### PROBLEM REQUIREMENTS
Leave out the pictures and repeat everything else in the records exactly.

-- begin GIVEN RECORDS --

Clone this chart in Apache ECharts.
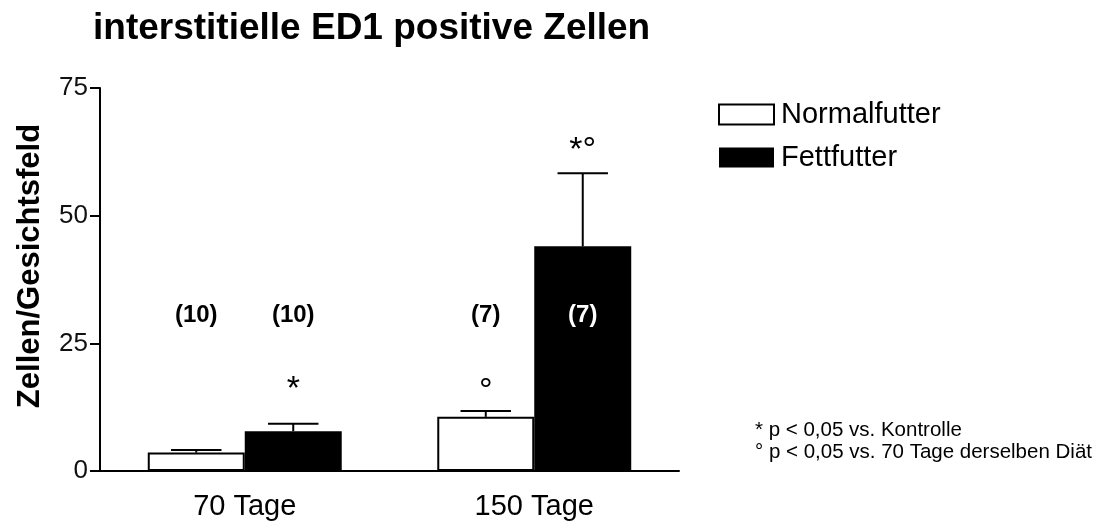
<!DOCTYPE html>
<html>
<head>
<meta charset="utf-8">
<script src="https://cdn.jsdelivr.net/npm/echarts@6/dist/echarts.min.js"></script>
<style>
html,body{margin:0;padding:0;background:#fff;}
#chart{width:1114px;height:528px;}
</style>
</head>
<body>
<div id="chart"></div>
<script>
// ---- data ----
const categories = ['70 Tage', '150 Tage'];
const seriesNames = ['Normalfutter', 'Fettfutter'];
const normalValues = [3.6, 10.6];
const normalErrors = [0.5, 1.15];
const fettValues = [7.8, 44.0];
const fettErrors = [1.45, 14.3];
const nLabelsNormal = ['(10)', '(7)'];
const nLabelsFett = ['(10)', '(7)'];
const nLabelLevel = [30.5, 30.5];
const sigNormal = ['', '°'];
const sigFett = ['*', '*°'];
const sigLevelNormal = [0, 17.0];
const sigLevelFett = [17.4, 64.2];
const yMin = 0, yMax = 75, yInterval = 25;
const titleText = 'interstitielle ED1 positive Zellen';
const yAxisTitle = 'Zellen/Gesichtsfeld';
const footnotes = ['* p < 0,05 vs. Kontrolle', '° p < 0,05 vs. 70 Tage derselben Diät'];

const FONT = "'Liberation Sans', Arial, Helvetica, sans-serif";
const CAT_GAP = 0.33;

function barWidthOf(api) {
  return api.size([1, 0])[0] * (1 - CAT_GAP) / 2;
}

function errorSeries(values, errors, side) {
  return {
    type: 'custom',
    z: 5,
    silent: true,
    data: values.map((v, i) => [i, v, v + errors[i]]),
    encode: { x: 0, y: [1, 2] },
    renderItem: function (params, api) {
      const i = api.value(0);
      const p0 = api.coord([i, api.value(1)]);
      const p1 = api.coord([i, api.value(2)]);
      const bw = barWidthOf(api);
      const x = p0[0] + side * bw / 2;
      const cw = bw * 0.26;
      const st = { stroke: '#000', lineWidth: 2 };
      return {
        type: 'group',
        children: [
          { type: 'line', shape: { x1: x, y1: p0[1], x2: x, y2: p1[1] }, style: st },
          { type: 'line', shape: { x1: x - cw, y1: p1[1], x2: x + cw, y2: p1[1] }, style: st }
        ]
      };
    }
  };
}

function textSeries(levels, texts, barValues, side, fontSize, fontWeight, yShiftEm) {
  return {
    type: 'custom',
    z: 6,
    silent: true,
    data: levels.map((l, i) => [i, l]),
    encode: { x: 0, y: 1 },
    renderItem: function (params, api) {
      const idx = params.dataIndex;
      const t = texts[idx];
      if (!t) return null;
      const i = api.value(0);
      const lv = api.value(1);
      const p = api.coord([i, lv]);
      const bw = barWidthOf(api);
      const inside = side > 0 && lv < barValues[idx];
      return {
        type: 'text',
        x: p[0] + side * bw / 2,
        y: p[1] + yShiftEm * fontSize,
        style: {
          text: t,
          fill: inside ? '#fff' : '#000',
          font: fontWeight + ' ' + fontSize + 'px ' + FONT,
          align: 'center',
          verticalAlign: 'middle'
        }
      };
    }
  };
}

const chart = echarts.init(document.getElementById('chart'));
chart.setOption({
  backgroundColor: '#fff',
  animation: false,
  title: {
    text: titleText,
    left: 88,
    top: 5,
    textStyle: { fontFamily: FONT, fontSize: 37, fontWeight: 'bold', color: '#000' }
  },
  legend: {
    data: seriesNames,
    orient: 'vertical',
    left: 713,
    top: 95,
    itemWidth: 55,
    itemHeight: 20,
    itemGap: 14,
    icon: 'rect',
    textStyle: { fontFamily: FONT, fontSize: 29, color: '#000', padding: [0, 0, 0, 2] }
  },
  grid: { left: 100, right: 435, top: 88, bottom: 57, containLabel: false },
  xAxis: {
    type: 'category',
    data: categories,
    axisLine: { lineStyle: { color: '#000', width: 2 } },
    axisTick: { show: false },
    axisLabel: { fontFamily: FONT, fontSize: 29, color: '#000', margin: 21 },
    splitLine: { show: false }
  },
  yAxis: {
    type: 'value',
    min: yMin,
    max: yMax,
    interval: yInterval,
    axisLine: { show: true, lineStyle: { color: '#000', width: 2 } },
    axisTick: { show: true, length: 10, lineStyle: { color: '#000', width: 2 } },
    axisLabel: { fontFamily: FONT, fontSize: 26, color: '#111', margin: 12 },
    splitLine: { show: false }
  },
  graphic: [
    {
      type: 'text',
      x: 30,
      y: 266,
      rotation: Math.PI / 2,
      style: {
        text: yAxisTitle,
        font: 'bold 31px ' + FONT,
        fill: '#000',
        align: 'center',
        verticalAlign: 'middle'
      }
    },
    {
      type: 'text',
      x: 755,
      y: 419,
      style: {
        text: footnotes.join('\n'),
        font: '20.5px ' + FONT,
        lineHeight: 22,
        fill: '#000',
        align: 'left',
        verticalAlign: 'top'
      }
    }
  ],
  series: [
    {
      name: seriesNames[0],
      type: 'bar',
      data: normalValues,
      barGap: '0%',
      barCategoryGap: '33%',
      itemStyle: { color: '#fff', borderColor: '#000', borderWidth: 2 }
    },
    {
      name: seriesNames[1],
      type: 'bar',
      data: fettValues,
      barGap: '0%',
      barCategoryGap: '33%',
      itemStyle: { color: '#000', borderColor: '#000', borderWidth: 0 }
    },
    errorSeries(normalValues, normalErrors, -1),
    errorSeries(fettValues, fettErrors, 1),
    textSeries(nLabelLevel, nLabelsNormal, normalValues, -1, 24, 'bold', 0),
    textSeries(nLabelLevel, nLabelsFett, fettValues, 1, 24, 'bold', 0),
    textSeries(sigLevelNormal, sigNormal, normalValues, -1, 34, 'normal', 0.22),
    textSeries(sigLevelFett, sigFett, fettValues, 1, 34, 'normal', 0.22)
  ]
});
</script>
</body>
</html>
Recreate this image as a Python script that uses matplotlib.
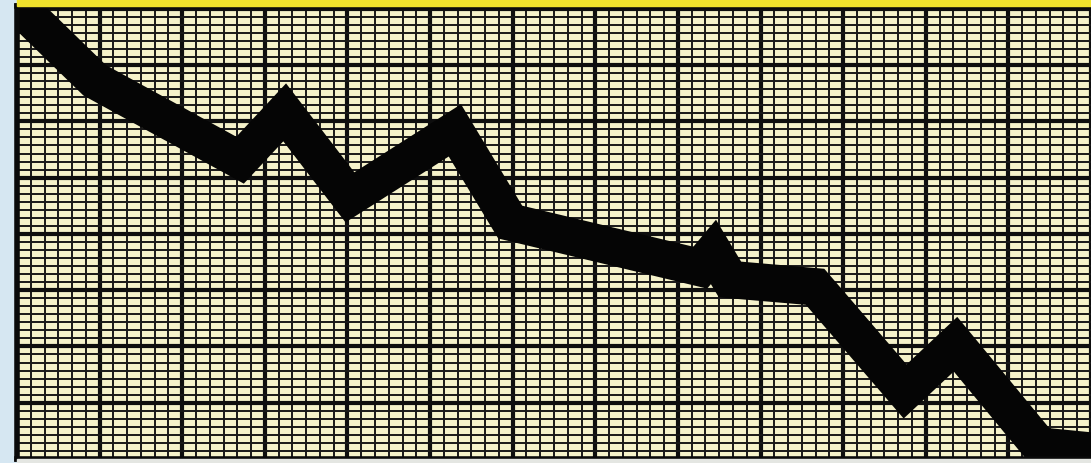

-- end GIVEN RECORDS --

### THE COMPLETED TASK
Clone this chart in Apache ECharts.
<!DOCTYPE html>
<html>
<head>
<meta charset="utf-8">
<script src="https://cdn.jsdelivr.net/npm/echarts@6/dist/echarts.min.js"></script>
<style>
html,body{margin:0;padding:0;background:#fff;}
#chart{width:1114px;height:528px;}
</style>
</head>
<body>
<div id="chart"></div>
<script>
// ---- data ----
const categories = ['70 Tage', '150 Tage'];
const seriesNames = ['Normalfutter', 'Fettfutter'];
const normalValues = [3.6, 10.6];
const normalErrors = [0.5, 1.15];
const fettValues = [7.8, 44.0];
const fettErrors = [1.45, 14.3];
const nLabelsNormal = ['(10)', '(7)'];
const nLabelsFett = ['(10)', '(7)'];
const nLabelLevel = [30.5, 30.5];
const sigNormal = ['', '°'];
const sigFett = ['*', '*°'];
const sigLevelNormal = [0, 17.0];
const sigLevelFett = [17.4, 64.2];
const yMin = 0, yMax = 75, yInterval = 25;
const titleText = 'interstitielle ED1 positive Zellen';
const yAxisTitle = 'Zellen/Gesichtsfeld';
const footnotes = ['* p < 0,05 vs. Kontrolle', '° p < 0,05 vs. 70 Tage derselben Diät'];

const FONT = "'Liberation Sans', Arial, Helvetica, sans-serif";
const CAT_GAP = 0.33;

function barWidthOf(api) {
  return api.size([1, 0])[0] * (1 - CAT_GAP) / 2;
}

function errorSeries(values, errors, side) {
  return {
    type: 'custom',
    z: 5,
    silent: true,
    data: values.map((v, i) => [i, v, v + errors[i]]),
    encode: { x: 0, y: [1, 2] },
    renderItem: function (params, api) {
      const i = api.value(0);
      const p0 = api.coord([i, api.value(1)]);
      const p1 = api.coord([i, api.value(2)]);
      const bw = barWidthOf(api);
      const x = p0[0] + side * bw / 2;
      const cw = bw * 0.26;
      const st = { stroke: '#000', lineWidth: 2 };
      return {
        type: 'group',
        children: [
          { type: 'line', shape: { x1: x, y1: p0[1], x2: x, y2: p1[1] }, style: st },
          { type: 'line', shape: { x1: x - cw, y1: p1[1], x2: x + cw, y2: p1[1] }, style: st }
        ]
      };
    }
  };
}

function textSeries(levels, texts, barValues, side, fontSize, fontWeight, yShiftEm) {
  return {
    type: 'custom',
    z: 6,
    silent: true,
    data: levels.map((l, i) => [i, l]),
    encode: { x: 0, y: 1 },
    renderItem: function (params, api) {
      const idx = params.dataIndex;
      const t = texts[idx];
      if (!t) return null;
      const i = api.value(0);
      const lv = api.value(1);
      const p = api.coord([i, lv]);
      const bw = barWidthOf(api);
      const inside = side > 0 && lv < barValues[idx];
      return {
        type: 'text',
        x: p[0] + side * bw / 2,
        y: p[1] + yShiftEm * fontSize,
        style: {
          text: t,
          fill: inside ? '#fff' : '#000',
          font: fontWeight + ' ' + fontSize + 'px ' + FONT,
          align: 'center',
          verticalAlign: 'middle'
        }
      };
    }
  };
}

const chart = echarts.init(document.getElementById('chart'));
chart.setOption({
  backgroundColor: '#fff',
  animation: false,
  title: {
    text: titleText,
    left: 88,
    top: 5,
    textStyle: { fontFamily: FONT, fontSize: 37, fontWeight: 'bold', color: '#000' }
  },
  legend: {
    data: seriesNames,
    orient: 'vertical',
    left: 713,
    top: 95,
    itemWidth: 55,
    itemHeight: 20,
    itemGap: 14,
    icon: 'rect',
    textStyle: { fontFamily: FONT, fontSize: 29, color: '#000', padding: [0, 0, 0, 2] }
  },
  grid: { left: 100, right: 435, top: 88, bottom: 57, containLabel: false },
  xAxis: {
    type: 'category',
    data: categories,
    axisLine: { lineStyle: { color: '#000', width: 2 } },
    axisTick: { show: false },
    axisLabel: { fontFamily: FONT, fontSize: 29, color: '#000', margin: 21 },
    splitLine: { show: false }
  },
  yAxis: {
    type: 'value',
    min: yMin,
    max: yMax,
    interval: yInterval,
    axisLine: { show: true, lineStyle: { color: '#000', width: 2 } },
    axisTick: { show: true, length: 10, lineStyle: { color: '#000', width: 2 } },
    axisLabel: { fontFamily: FONT, fontSize: 26, color: '#111', margin: 12 },
    splitLine: { show: false }
  },
  graphic: [
    {
      type: 'text',
      x: 30,
      y: 266,
      rotation: Math.PI / 2,
      style: {
        text: yAxisTitle,
        font: 'bold 31px ' + FONT,
        fill: '#000',
        align: 'center',
        verticalAlign: 'middle'
      }
    },
    {
      type: 'text',
      x: 755,
      y: 419,
      style: {
        text: footnotes.join('\n'),
        font: '20.5px ' + FONT,
        lineHeight: 22,
        fill: '#000',
        align: 'left',
        verticalAlign: 'top'
      }
    }
  ],
  series: [
    {
      name: seriesNames[0],
      type: 'bar',
      data: normalValues,
      barGap: '0%',
      barCategoryGap: '33%',
      itemStyle: { color: '#fff', borderColor: '#000', borderWidth: 2 }
    },
    {
      name: seriesNames[1],
      type: 'bar',
      data: fettValues,
      barGap: '0%',
      barCategoryGap: '33%',
      itemStyle: { color: '#000', borderColor: '#000', borderWidth: 0 }
    },
    errorSeries(normalValues, normalErrors, -1),
    errorSeries(fettValues, fettErrors, 1),
    textSeries(nLabelLevel, nLabelsNormal, normalValues, -1, 24, 'bold', 0),
    textSeries(nLabelLevel, nLabelsFett, fettValues, 1, 24, 'bold', 0),
    textSeries(sigLevelNormal, sigNormal, normalValues, -1, 34, 'normal', 0.22),
    textSeries(sigLevelFett, sigFett, fettValues, 1, 34, 'normal', 0.22)
  ]
});
</script>
</body>
</html>
Recreate this image as a Python script that uses matplotlib.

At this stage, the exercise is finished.